STATED GOAL:
Quote the data below in full, minus the images.

DATASET EXTRACT:
====

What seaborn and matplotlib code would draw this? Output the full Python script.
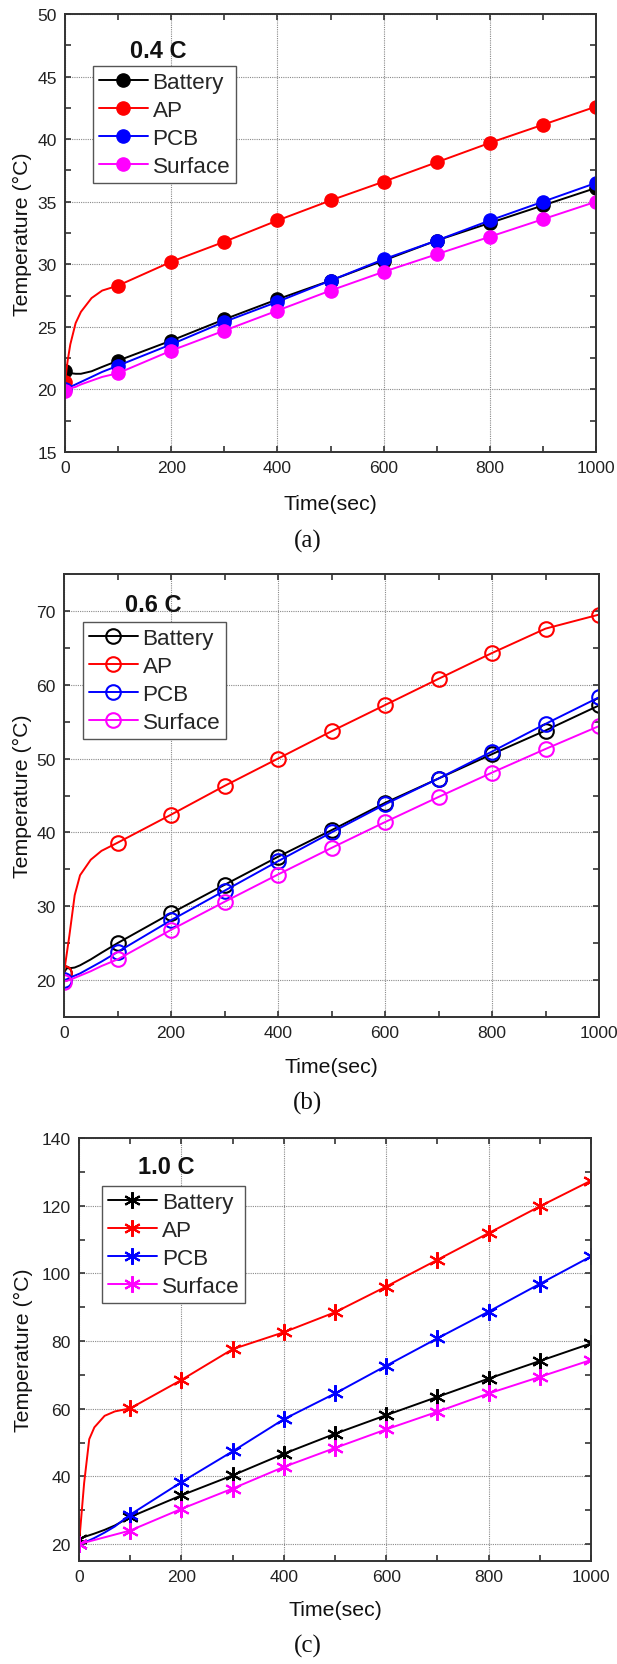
import numpy as np
import pandas as pd
import seaborn as sns
import matplotlib
matplotlib.use("Agg")
import matplotlib.pyplot as plt
from matplotlib.ticker import MultipleLocator

# ---------------- data ----------------
time_s = [0, 5, 10, 20, 30, 50, 70, 100, 200, 300, 400, 500, 600, 700, 800, 900, 1000]
series_names = ["Battery", "AP", "PCB", "Surface"]
series_colors = ["#000000", "#ff0000", "#0000ff", "#ff00ff"]

# (a) 0.4 C
a_battery = [21.5, 21.35, 21.3, 21.25, 21.25, 21.45, 21.8, 22.3, 23.9, 25.6, 27.2, 28.7, 30.3, 31.9, 33.3, 34.7, 36.1]
a_ap      = [20.6, 22.3, 23.6, 25.3, 26.2, 27.3, 27.9, 28.3, 30.2, 31.8, 33.5, 35.1, 36.6, 38.15, 39.7, 41.15, 42.6]
a_pcb     = [20.0, 20.1, 20.2, 20.4, 20.6, 21.0, 21.4, 21.9, 23.6, 25.4, 27.0, 28.7, 30.4, 31.9, 33.5, 35.0, 36.5]
a_surface = [19.9, 20.0, 20.1, 20.2, 20.4, 20.7, 21.0, 21.3, 23.1, 24.7, 26.3, 27.9, 29.4, 30.8, 32.2, 33.6, 35.0]

# (b) 0.6 C
b_battery = [21.0, 21.6, 21.6, 21.7, 22.0, 22.8, 23.7, 25.0, 29.05, 32.9, 36.7, 40.3, 44.0, 47.3, 50.6, 53.8, 57.2]
b_ap      = [21.0, 23.5, 26.0, 31.5, 34.2, 36.3, 37.5, 38.6, 42.4, 46.3, 50.0, 53.7, 57.25, 60.8, 64.3, 67.6, 69.5]
b_pcb     = [20.0, 20.1, 20.3, 20.6, 20.9, 21.7, 22.5, 23.8, 28.1, 32.1, 36.1, 40.0, 43.8, 47.3, 50.95, 54.7, 58.3]
b_surface = [19.8, 19.9, 20.0, 20.3, 20.6, 21.2, 21.9, 22.8, 26.8, 30.6, 34.3, 37.9, 41.4, 44.8, 48.1, 51.3, 54.4]

# (c) 1.0 C
c_battery = [21.5, 21.8, 22.1, 22.6, 23.1, 24.2, 25.5, 28.0, 34.4, 40.3, 46.7, 52.6, 58.1, 63.5, 68.9, 74.1, 79.3]
c_ap      = [20.0, 29.0, 38.0, 51.0, 54.5, 57.9, 59.2, 60.1, 68.5, 77.6, 82.6, 88.5, 96.1, 104.0, 111.9, 119.8, 127.4]
c_pcb     = [20.0, 20.2, 20.5, 21.1, 21.8, 23.4, 25.2, 28.7, 38.3, 47.4, 56.9, 64.5, 72.7, 80.8, 88.7, 96.9, 105.0]
c_surface = [20.0, 20.2, 20.4, 20.8, 21.2, 22.0, 22.8, 24.0, 30.4, 36.4, 42.8, 48.4, 53.9, 59.1, 64.5, 69.4, 74.4]

panel_titles = ["0.4 C", "0.6 C", "1.0 C"]
panel_tags = ["(a)", "(b)", "(c)"]
x_label = "Time(sec)"
y_label = "Temperature (\u00b0C)"
y_limits = [(15, 50), (15, 75), (15, 140)]
y_major = [5, 10, 20]

# ---------------- style ----------------
sns.set_theme(style="white")
plt.rcParams["font.family"] = ["Liberation Sans", "DejaVu Sans"]
plt.rcParams["axes.edgecolor"] = "#333333"
plt.rcParams["axes.linewidth"] = 1.4

W, H = 617, 1665
fig = plt.figure(figsize=(W / 100, H / 100), dpi=100)

# axes boxes in pixels: left, right, top, bottom
boxes = [(65, 596, 15, 453), (64, 599, 575, 1018), (79, 591, 1139, 1562)]
legend_corners = [(93, 67), (83, 623), (102, 1187)]
title_pos = [(158, 52), (153, 605), (166, 1168)]
tag_y = [541, 1103, 1646]
ylab_x = [32, 32, 33]
xlab_top = [495, 1058, 1601]

panels = [
    [a_battery, a_ap, a_pcb, a_surface],
    [b_battery, b_ap, b_pcb, b_surface],
    [c_battery, c_ap, c_pcb, c_surface],
]
marker_styles = [
    dict(marker="o", markersize=9.5, markeredgewidth=1.0, filled=True),
    dict(marker="o", markersize=10.5, markeredgewidth=1.5, filled=False),
    dict(marker=(6, 2, 0), markersize=12, markeredgewidth=1.5, filled=True),
]

mark_idx = [i for i, t in enumerate(time_s) if t % 100 == 0]

for p in range(3):
    l, r, t, b = boxes[p]
    ax = fig.add_axes([l / W, 1 - b / H, (r - l) / W, (b - t) / H])
    ms = marker_styles[p]
    for name, col, vals in zip(series_names, series_colors, panels[p]):
        df = pd.DataFrame({"t": time_s, "v": vals})
        kw = dict(marker=ms["marker"], markersize=ms["markersize"],
                  markeredgewidth=ms["markeredgewidth"], markeredgecolor=col,
                  markevery=mark_idx, linewidth=1.4)
        kw["markerfacecolor"] = col if ms["filled"] else "none"
        sns.lineplot(data=df, x="t", y="v", color=col, label=name, ax=ax,
                     sort=False, estimator=None, **kw)
    ax.set_xlim(0, 1000)
    ax.set_ylim(*y_limits[p])
    ax.xaxis.set_major_locator(MultipleLocator(200))
    ax.xaxis.set_minor_locator(MultipleLocator(100))
    ax.yaxis.set_major_locator(MultipleLocator(y_major[p]))
    ax.yaxis.set_minor_locator(MultipleLocator(y_major[p] / 2))
    ax.tick_params(which="both", direction="in", top=True, right=True,
                   left=True, bottom=True, length=4.5, width=1.2,
                   color="#333333")
    ax.tick_params(which="major", labelsize=12.6, pad=6,
                   labelcolor="#222222")
    ax.grid(True, which="major", color="#8a8a8a", linestyle=(0, (1, 1)),
            linewidth=0.8)
    ax.set_axisbelow(True)
    for s in ax.spines.values():
        s.set_visible(True)
    ax.set_xlabel(x_label, fontsize=15.3, color="#111111")
    ax.set_ylabel(y_label, fontsize=15.3, color="#111111")
    ax.xaxis.set_label_coords(0.5, -(xlab_top[p] - b) / (b - t))
    ax.yaxis.set_label_coords((ylab_x[p] - l) / (r - l), 0.5)
    lx, ly = legend_corners[p]
    leg = ax.legend(loc="upper left", bbox_to_anchor=(lx / W, 1 - ly / H),
                    bbox_transform=fig.transFigure, fontsize=16.2,
                    frameon=True, fancybox=False, edgecolor="#555555",
                    framealpha=1, borderpad=0.25, borderaxespad=0,
                    handlelength=2.2, handletextpad=0.2, labelspacing=0.32)
    leg.get_frame().set_linewidth(1.0)
    tx, ty = title_pos[p]
    fig.text(tx / W, 1 - ty / H, panel_titles[p], fontsize=17,
             fontweight="bold", ha="center", va="center", color="#111111")
    fig.text(308 / W, 1 - tag_y[p] / H, panel_tags[p], fontsize=18,
             family=["Liberation Serif", "DejaVu Serif"], ha="center",
             va="center", color="#111111")

fig.savefig("out.png", dpi=100)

====

FINISHED TASK:
What seaborn and matplotlib code would draw this? Output the full Python script.
import numpy as np
import pandas as pd
import seaborn as sns
import matplotlib
matplotlib.use("Agg")
import matplotlib.pyplot as plt
from matplotlib.ticker import MultipleLocator

# ---------------- data ----------------
time_s = [0, 5, 10, 20, 30, 50, 70, 100, 200, 300, 400, 500, 600, 700, 800, 900, 1000]
series_names = ["Battery", "AP", "PCB", "Surface"]
series_colors = ["#000000", "#ff0000", "#0000ff", "#ff00ff"]

# (a) 0.4 C
a_battery = [21.5, 21.35, 21.3, 21.25, 21.25, 21.45, 21.8, 22.3, 23.9, 25.6, 27.2, 28.7, 30.3, 31.9, 33.3, 34.7, 36.1]
a_ap      = [20.6, 22.3, 23.6, 25.3, 26.2, 27.3, 27.9, 28.3, 30.2, 31.8, 33.5, 35.1, 36.6, 38.15, 39.7, 41.15, 42.6]
a_pcb     = [20.0, 20.1, 20.2, 20.4, 20.6, 21.0, 21.4, 21.9, 23.6, 25.4, 27.0, 28.7, 30.4, 31.9, 33.5, 35.0, 36.5]
a_surface = [19.9, 20.0, 20.1, 20.2, 20.4, 20.7, 21.0, 21.3, 23.1, 24.7, 26.3, 27.9, 29.4, 30.8, 32.2, 33.6, 35.0]

# (b) 0.6 C
b_battery = [21.0, 21.6, 21.6, 21.7, 22.0, 22.8, 23.7, 25.0, 29.05, 32.9, 36.7, 40.3, 44.0, 47.3, 50.6, 53.8, 57.2]
b_ap      = [21.0, 23.5, 26.0, 31.5, 34.2, 36.3, 37.5, 38.6, 42.4, 46.3, 50.0, 53.7, 57.25, 60.8, 64.3, 67.6, 69.5]
b_pcb     = [20.0, 20.1, 20.3, 20.6, 20.9, 21.7, 22.5, 23.8, 28.1, 32.1, 36.1, 40.0, 43.8, 47.3, 50.95, 54.7, 58.3]
b_surface = [19.8, 19.9, 20.0, 20.3, 20.6, 21.2, 21.9, 22.8, 26.8, 30.6, 34.3, 37.9, 41.4, 44.8, 48.1, 51.3, 54.4]

# (c) 1.0 C
c_battery = [21.5, 21.8, 22.1, 22.6, 23.1, 24.2, 25.5, 28.0, 34.4, 40.3, 46.7, 52.6, 58.1, 63.5, 68.9, 74.1, 79.3]
c_ap      = [20.0, 29.0, 38.0, 51.0, 54.5, 57.9, 59.2, 60.1, 68.5, 77.6, 82.6, 88.5, 96.1, 104.0, 111.9, 119.8, 127.4]
c_pcb     = [20.0, 20.2, 20.5, 21.1, 21.8, 23.4, 25.2, 28.7, 38.3, 47.4, 56.9, 64.5, 72.7, 80.8, 88.7, 96.9, 105.0]
c_surface = [20.0, 20.2, 20.4, 20.8, 21.2, 22.0, 22.8, 24.0, 30.4, 36.4, 42.8, 48.4, 53.9, 59.1, 64.5, 69.4, 74.4]

panel_titles = ["0.4 C", "0.6 C", "1.0 C"]
panel_tags = ["(a)", "(b)", "(c)"]
x_label = "Time(sec)"
y_label = "Temperature (\u00b0C)"
y_limits = [(15, 50), (15, 75), (15, 140)]
y_major = [5, 10, 20]

# ---------------- style ----------------
sns.set_theme(style="white")
plt.rcParams["font.family"] = ["Liberation Sans", "DejaVu Sans"]
plt.rcParams["axes.edgecolor"] = "#333333"
plt.rcParams["axes.linewidth"] = 1.4

W, H = 617, 1665
fig = plt.figure(figsize=(W / 100, H / 100), dpi=100)

# axes boxes in pixels: left, right, top, bottom
boxes = [(65, 596, 15, 453), (64, 599, 575, 1018), (79, 591, 1139, 1562)]
legend_corners = [(93, 67), (83, 623), (102, 1187)]
title_pos = [(158, 52), (153, 605), (166, 1168)]
tag_y = [541, 1103, 1646]
ylab_x = [32, 32, 33]
xlab_top = [495, 1058, 1601]

panels = [
    [a_battery, a_ap, a_pcb, a_surface],
    [b_battery, b_ap, b_pcb, b_surface],
    [c_battery, c_ap, c_pcb, c_surface],
]
marker_styles = [
    dict(marker="o", markersize=9.5, markeredgewidth=1.0, filled=True),
    dict(marker="o", markersize=10.5, markeredgewidth=1.5, filled=False),
    dict(marker=(6, 2, 0), markersize=12, markeredgewidth=1.5, filled=True),
]

mark_idx = [i for i, t in enumerate(time_s) if t % 100 == 0]

for p in range(3):
    l, r, t, b = boxes[p]
    ax = fig.add_axes([l / W, 1 - b / H, (r - l) / W, (b - t) / H])
    ms = marker_styles[p]
    for name, col, vals in zip(series_names, series_colors, panels[p]):
        df = pd.DataFrame({"t": time_s, "v": vals})
        kw = dict(marker=ms["marker"], markersize=ms["markersize"],
                  markeredgewidth=ms["markeredgewidth"], markeredgecolor=col,
                  markevery=mark_idx, linewidth=1.4)
        kw["markerfacecolor"] = col if ms["filled"] else "none"
        sns.lineplot(data=df, x="t", y="v", color=col, label=name, ax=ax,
                     sort=False, estimator=None, **kw)
    ax.set_xlim(0, 1000)
    ax.set_ylim(*y_limits[p])
    ax.xaxis.set_major_locator(MultipleLocator(200))
    ax.xaxis.set_minor_locator(MultipleLocator(100))
    ax.yaxis.set_major_locator(MultipleLocator(y_major[p]))
    ax.yaxis.set_minor_locator(MultipleLocator(y_major[p] / 2))
    ax.tick_params(which="both", direction="in", top=True, right=True,
                   left=True, bottom=True, length=4.5, width=1.2,
                   color="#333333")
    ax.tick_params(which="major", labelsize=12.6, pad=6,
                   labelcolor="#222222")
    ax.grid(True, which="major", color="#8a8a8a", linestyle=(0, (1, 1)),
            linewidth=0.8)
    ax.set_axisbelow(True)
    for s in ax.spines.values():
        s.set_visible(True)
    ax.set_xlabel(x_label, fontsize=15.3, color="#111111")
    ax.set_ylabel(y_label, fontsize=15.3, color="#111111")
    ax.xaxis.set_label_coords(0.5, -(xlab_top[p] - b) / (b - t))
    ax.yaxis.set_label_coords((ylab_x[p] - l) / (r - l), 0.5)
    lx, ly = legend_corners[p]
    leg = ax.legend(loc="upper left", bbox_to_anchor=(lx / W, 1 - ly / H),
                    bbox_transform=fig.transFigure, fontsize=16.2,
                    frameon=True, fancybox=False, edgecolor="#555555",
                    framealpha=1, borderpad=0.25, borderaxespad=0,
                    handlelength=2.2, handletextpad=0.2, labelspacing=0.32)
    leg.get_frame().set_linewidth(1.0)
    tx, ty = title_pos[p]
    fig.text(tx / W, 1 - ty / H, panel_titles[p], fontsize=17,
             fontweight="bold", ha="center", va="center", color="#111111")
    fig.text(308 / W, 1 - tag_y[p] / H, panel_tags[p], fontsize=18,
             family=["Liberation Serif", "DejaVu Serif"], ha="center",
             va="center", color="#111111")

fig.savefig("out.png", dpi=100)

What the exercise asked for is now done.